Content Centric Networks (CCNs) have become of major importance lately, due to their novelty of service provisioning relieved from addressing schemes. However, most of the approaches so far perform content mapping to network addresses based on complex Domain Name Service (DNS) system setups. In this demo, our experimental setup alters the regular operation of the Address Resolution Protocol (ARP) and manages to provide different load balancing techniques in the allocation of content requests to servers, by exploiting OpenFlow (OF) resources. Our platform is evaluated under real conditions, using the federated infrastructure of three different FIBRE testbeds,
spanning the two continents of Europe and Brazil.

 

EU BR DEMO 1

 Figure 1(a)

 

For the purposes of this demo, resources from three wireless facilities are exploited, the Brazilian testbeds of Universidade Federal de Goias (UFG) and Universidade Federal do Rio de Janeiro (UFRJ), and the European NITOS testbed of University of Thessaly (UTH).

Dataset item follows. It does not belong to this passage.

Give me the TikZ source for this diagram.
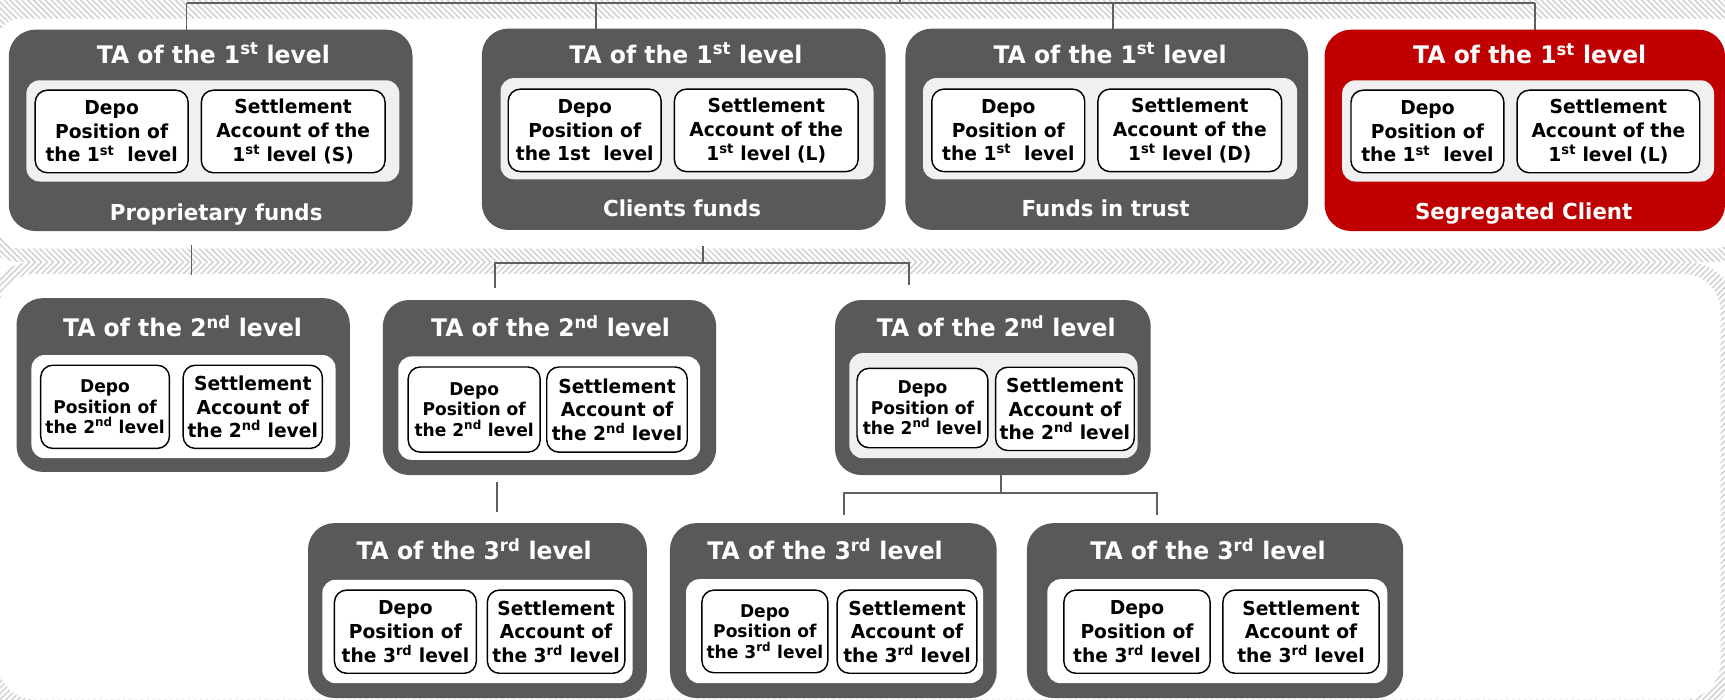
\documentclass[tikz,border=0pt]{standalone}
\usepackage{fontspec}
\setmainfont{DejaVu Sans}[FakeStretch=0.97]
\usetikzlibrary{patterns.meta}
\definecolor{tagray}{HTML}{595959}
\definecolor{tared}{HTML}{C00000}
\definecolor{panelgray}{HTML}{F0F0F0}
\definecolor{conngray}{HTML}{5F5F5F}
\definecolor{hatchc}{HTML}{D2D2D2}
\newcommand\ttlfont{\fontsize{22}{26}\selectfont\bfseries}
\newcommand\ftrfont{\fontsize{20}{24}\selectfont\bfseries}
\newcommand\subbig{\fontsize{17.5}{21.5}\selectfont\bfseries}
\newcommand\subsml{\fontsize{16}{18.5}\selectfont\bfseries}
\newcommand\bx[7][]{\node[#1,minimum width={(#5)-(#3)},minimum height={(#6)-(#4)}] (#2) at ({((#3)+(#5))/2},{((#4)+(#6))/2}) {#7};}
\tikzset{
  ta/.style={fill=tagray,rounded corners=24pt,inner sep=0pt,outer sep=0pt},
  tar/.style={ta,fill=tared},
  panel/.style={fill=panelgray,rounded corners=12pt,inner sep=0pt,outer sep=0pt},
  panelw/.style={panel,fill=white},
  sub/.style={draw=black,line width=1.3pt,fill=white,rounded corners=11pt,inner sep=0pt,outer sep=0pt,align=center,font=\subbig},
  subs/.style={sub,font=\subsml},
  ttl/.style={text=white,font=\ttlfont,anchor=base,inner sep=0pt},
  ftr/.style={text=white,font=\ftrfont,anchor=base,inner sep=0pt},
  conn/.style={draw=conngray,line width=1.6pt},
}
\begin{document}
\begin{tikzpicture}[x=1pt,y=-1pt]
\useasboundingbox (0,0) rectangle (1568,636);
\fill[white] (0,0) rectangle (1568,636);
\begin{scope}
\clip (0,0) rectangle (1568,636);
\fill[pattern={Lines[angle=-45,distance=3.8pt,line width=1.4pt]},pattern color=hatchc,even odd rule]
  [rounded corners=30pt] (-14,-30) rectangle (1590,238)
  [rounded corners=20pt] (-2,17) rectangle (1578,226);
\fill[pattern={Lines[angle=45,distance=3.8pt,line width=1.4pt]},pattern color=hatchc,even odd rule]
  [rounded corners=45pt] (-14,238) rectangle (1578,648)
  [rounded corners=34pt] (-2,249) rectangle (1564,636);
\end{scope}

% ---------- row 1 ----------
\bx[ta]{A}{8}{27}{375}{210}{}
\bx[panel]{Ap}{24}{73}{363}{165}{}
\bx[sub]{Ad}{32}{82}{171}{157}{Depo\\Position of\\the 1\textsuperscript{st}\ \ level}
\bx[sub]{As}{183}{82}{350}{157}{Settlement\\Account of the\\1\textsuperscript{st} level (S)}
\node[ttl] (At) at (194,57.5) {TA of the 1\textsuperscript{st} level};
\node[ftr] (Af) at (196.5,200) {Proprietary funds};

\bx[ta]{B}{438}{26}{805}{209}{}
\bx[panel]{Bp}{455}{71}{794}{163}{}
\bx[sub]{Bd}{462}{81}{601}{156}{Depo\\Position of\\the 1st\ \ level}
\bx[sub]{Bs}{613}{81}{780}{156}{Settlement\\Account of the\\1\textsuperscript{st} level (L)}
\node[ttl] (Bt) at (623.5,57.5) {TA of the 1\textsuperscript{st} level};
\node[ftr] (Bf) at (620,197) {Clients funds};

\bx[ta]{C}{823}{26}{1189}{209}{}
\bx[panel]{Cp}{839}{71}{1179}{163}{}
\bx[sub]{Cd}{847}{81}{986}{156}{Depo\\Position of\\the 1\textsuperscript{st}\ \ level}
\bx[sub]{Cs}{998}{81}{1165}{156}{Settlement\\Account of the\\1\textsuperscript{st} level (D)}
\node[ttl] (Ct) at (1009,57.5) {TA of the 1\textsuperscript{st} level};
\node[ftr] (Cf) at (1005,197) {Funds in trust};

\bx[tar]{D}{1204}{27}{1568}{210}{}
\bx[panel]{Dp}{1220}{73}{1558}{165}{}
\bx[sub]{Dd}{1228}{82}{1367}{157}{Depo\\Position of\\the 1\textsuperscript{st}\ \ level}
\bx[sub]{Ds}{1379}{82}{1545}{157}{Settlement\\Account of the\\1\textsuperscript{st} level (L)}
\node[ttl] (Dt) at (1390.5,58) {TA of the 1\textsuperscript{st} level};
\node[ftr] (Df) at (1385,199.5) {Segregated Client};

% ---------- row 2 ----------
\bx[ta]{A2}{15}{271}{318}{429}{}
\bx[panelw]{A2p}{28.6}{322.7}{305}{416.5}{}
\bx[subs]{A2d}{37}{332}{154}{407.6}{Depo\\Position of\\the 2\textsuperscript{nd} level}
\bx[sub]{A2s}{166.5}{332}{293}{407.6}{Settlement\\Account of\\the 2\textsuperscript{nd} level}
\node[ttl] (A2t) at (166,306) {TA of the 2\textsuperscript{nd} level};

\bx[ta]{B2}{348}{272.7}{651}{431.8}{}
\bx[panelw]{B2p}{362}{324}{636.5}{418}{}
\bx[subs]{B2d}{371}{333.6}{491}{411}{Depo\\Position of\\the 2\textsuperscript{nd} level}
\bx[sub]{B2s}{497}{333.6}{624.7}{411}{Settlement\\Account of\\the 2\textsuperscript{nd} level}
\node[ttl] (B2t) at (500.5,306) {TA of the 2\textsuperscript{nd} level};

\bx[ta]{C2}{759}{272.7}{1046}{431.8}{}
\bx[panel]{C2p}{772}{321}{1034}{416.5}{}
\bx[subs]{C2d}{779}{334.8}{898}{407}{Depo\\Position of\\the 2\textsuperscript{nd} level}
\bx[sub]{C2s}{905}{333.8}{1031}{409.5}{Settlement\\Account of\\the 2\textsuperscript{nd} level}
\node[ttl] (C2t) at (905.6,306) {TA of the 2\textsuperscript{nd} level};

% ---------- row 3 ----------
\bx[ta]{A3}{280}{475.5}{588}{634.5}{}
\bx[panelw]{A3p}{293}{527}{575}{621}{}
\bx[sub]{A3d}{304}{536.4}{433}{612}{Depo\\Position of\\the 3\textsuperscript{rd} level}
\bx[sub]{A3s}{443}{536.4}{568}{612}{Settlement\\Account of\\the 3\textsuperscript{rd} level}
\node[ttl] (A3t) at (431,509) {TA of the 3\textsuperscript{rd} level};

\bx[ta]{B3}{609}{475.5}{906}{634.5}{}
\bx[panelw]{B3p}{623.6}{526.5}{893.7}{621}{}
\bx[subs]{B3d}{638}{536.4}{752.5}{611.5}{Depo\\Position of\\the 3\textsuperscript{rd} level}
\bx[sub]{B3s}{761}{536.4}{888}{612}{Settlement\\Account of\\the 3\textsuperscript{rd} level}
\node[ttl] (B3t) at (750,509) {TA of the 3\textsuperscript{rd} level};

\bx[ta]{C3}{933.5}{475.5}{1275.5}{634.5}{}
\bx[panelw]{C3p}{952}{526.5}{1261}{621}{}
\bx[sub]{C3d}{967}{536.4}{1100}{612}{Depo\\Position of\\the 3\textsuperscript{rd} level}
\bx[sub]{C3s}{1111.6}{536.4}{1253.6}{612}{Settlement\\Account of\\the 3\textsuperscript{rd} level}
\node[ttl] (C3t) at (1098,509) {TA of the 3\textsuperscript{rd} level};

% ---------- connectors ----------
\coordinate (root) at (818,0);
\coordinate (busroot) at (818,3);
\coordinate (busA) at (169.6,3);
\coordinate (busB) at (542,3);
\coordinate (busC) at (1012,3);
\coordinate (busD) at (1395.6,3);
\draw[conn] (root) -- (busroot);
\draw[conn] (busA) -- (busD);
\draw[conn] (busA) -- (busA |- A.north);
\draw[conn] (busB) -- (busB |- B.north);
\draw[conn] (busC) -- (busC |- C.north);
\draw[conn] (busD) -- (busD |- D.north);

\coordinate (a1) at (174,223);
\coordinate (a2) at (174,250);
\draw[conn] (a1) -- (a2);

\coordinate (b1) at (638.8,224);
\coordinate (b2) at (638.8,239.4);
\coordinate (bl) at (450,239.4);
\coordinate (br) at (826.5,239.4);
\coordinate (bl2) at (450,262);
\coordinate (br2) at (826.5,259);
\draw[conn] (b1) -- (b2);
\draw[conn] (bl2) -- (bl) -- (br) -- (br2);

\coordinate (p1) at (451.5,438);
\coordinate (p2) at (451.5,465);
\draw[conn] (p1) -- (p2);

\coordinate (c1) at (909.8,448);
\coordinate (cl) at (767,448);
\coordinate (cr) at (1052,448);
\coordinate (cl2) at (767,468);
\coordinate (cr2) at (1052,468);
\draw[conn] (c1 |- C2.south) -- (c1);
\draw[conn] (cl2) -- (cl) -- (cr) -- (cr2);
\end{tikzpicture}
\end{document}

NITOS testbed features two OF switches, one of which will be used to intercept the ARP traffic.

 

The three testbeds are configured in one VPN network, supporting Ethernet-Bridging, thus placing the resources under one single virtual LAN, as depicted in Fig. 1(a). The three islands are already federated using the cOntrol and Management Framework, named OMF. The basic building blocks of OMF are the Experiment Controller (EC) and the Resource Controller (RC). During an experiment, the user interacts with an EC instance, which orchestrates the behavior of the experiment resources, on which RCs are running. A measurement software framework closely related to OMF, named OMF Measurement Library (OML), is being used to handle experiment measurements at NITOS.

 

EU BR DEMO 2Figure 1(b)

 

We will be using multiple nodes from the UFG and UFRJ testbeds, that would on pairs provide different services, emulating a scenario for server redundancy in a Cloud Computing system. All the content servers offering the same service would have the same IP address. If a server should offer more than one service, the server will be using multiple IP addresses using virtual subinterfaces. Multiple nodes from the NITOS testbed will be acting as the clients requesting content from the servers. All the nodes are configured with an IP address from the same local IP network. When the first client requests the service providing the corresponding URL, it retrieves the shared IP address, which should be translated to a MAC one initiating an ARP request.

 

The OF switch propagates normally this ARP request, while on the receipt of the multiple ARP replies, it selects and forwards only one of them, using a round-robin way. In Fig. 1(b) we present some measurements from our proposed setup, that have been aggregated using the OML framework. We have measured the number of the total bytes transferred to each server, and the total bytes that have been passing through the OF switch. As one can deduce from the figure, total traffic that passes by the switch is almost equally divided between the two available content servers.